The bipartisanship hit very high levels, until Barack Obama was elected and the Koch brothers and others financed the National Tea Party movement, [which] began in January of ‘09 and coincided with the harsh impact of the Great Recession. The hundreds of millions of dollars spent by the Koch brothers and Exxon Mobil and other large carbon polluters intentionally created a partisan wedge that had at its principal target Barack Obama and his administration. So anyone who’s visible in the climate movement is a target for climate deniers. You must have taken note of the harsh impacts on the Holy Father, Pope Francis, as soon as he issued his encyclical. I feel like I’m in about as good a company as there is in this Earth or beyond.

Some people also say we need new voices to speak about climate change. Maybe women, people of color, or people who are directly affected by climate change. Are you sure you’re the best person to continue advocating for the environment?

It’s not a zero sum game. The fact that I speak out on climate is not a bar to others speaking out. Indeed, the Climate Reality Project, in our training program and also with Climate Speakers Bureau, has had many public events focused on recruiting voices in the African American community, the Latino and Hispanic community, the Native American community. We have reached out to the faith-based communities around the world and especially in the US, and we have sought to elevate the voices of minorities and the disadvantaged, and to cultivate new voices within those communities speaking out on climate. We have made a conscious effort to broaden the spectrum of voices and life experiences and points of views that are speaking out on the climate issue.

How do we win the climate fight? Should environmental activists appeal to Republicans and the climate change skeptics? Or should we refuse to meet them halfway if they dismiss climate change?

I think we must continue efforts to bring Republicans and conservatives into this struggle, of course. In my recent movie, made by Bonni Cohen and Jon Shenk, we spotlighted a conservative Republican Trump-supporting mayor from Texas who has a very powerful and unique voice, Mayor Dale Ross of Georgetown, Texas, who has come to the issue through the economic benefits, but noticed that it’s a pleasant side benefit that we’re helping to save the future of humanity. And he’s now involved to speak out.

There are now 30 new Republican members of the House of Representatives who have joined the climate solution’s caucus. There are 10 Republican US Senators who are now actively considering a public switch in their point of view. Two of them already have. We’re not far from a working majority in the Congress on this issue, and indeed we have actually won a few votes this year that weren’t highly visible. But we defeated Donald Trump’s proposed change to the methane rule, for example. And we’re actually making progress. Ultimately, any big policy change in the US has to have bipartisan support, so yes, we have to continue working for more Republican support for the action that’s needed.

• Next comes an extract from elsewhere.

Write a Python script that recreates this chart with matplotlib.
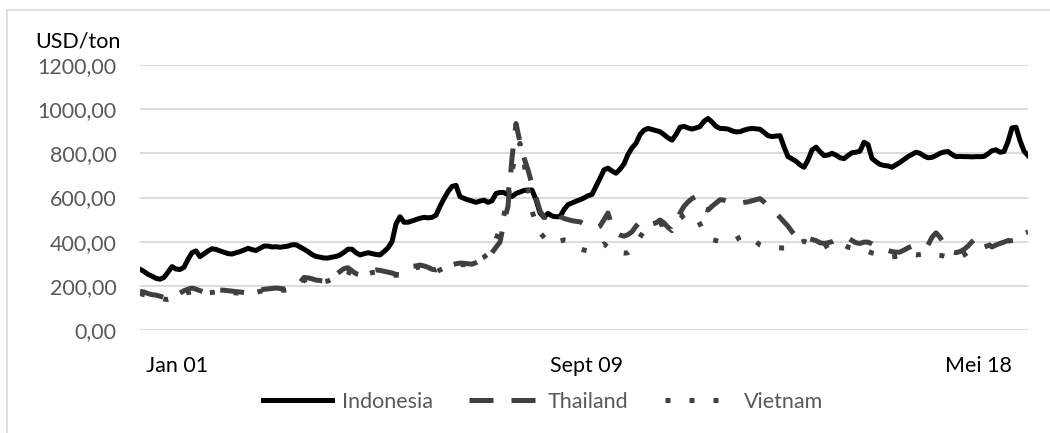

What’s your final goal? When will you stop and say, “I’ve accomplished what I wanted to accomplish?”

I’ve worked on this for 40 years, and throughout that time, the central problem has been that the maximum that’s politically feasible still falls short of the minimum needed to satisfy the laws of physics and stave off this crisis. And confronted with that big gap, you have two options: one is despair, which accomplishes nothing, and the other option is to expand the limits of what is politically feasible. In my own mind, I have always felt that the definition of victory will be when a majority of political leaders and policymakers throughout the world and throughout the United States are persuaded by public opinion to compete sincerely and enthusiastically in offering genuinely meaningful solutions to this crisis.

We’re not there yet, and we’re not solving this crisis fast enough. But we’re gaining speed. There was an economist in the US in the 20th century who said, “Things take longer to happen than you think they will, but then they happen much faster than you thought they could.” We are at the inflection point now where changes are beginning to happen faster than anyone thought they could. The momentum is increasing daily, and when we cross the threshold beyond which it is clear that we will succeed, then that will be a happy day.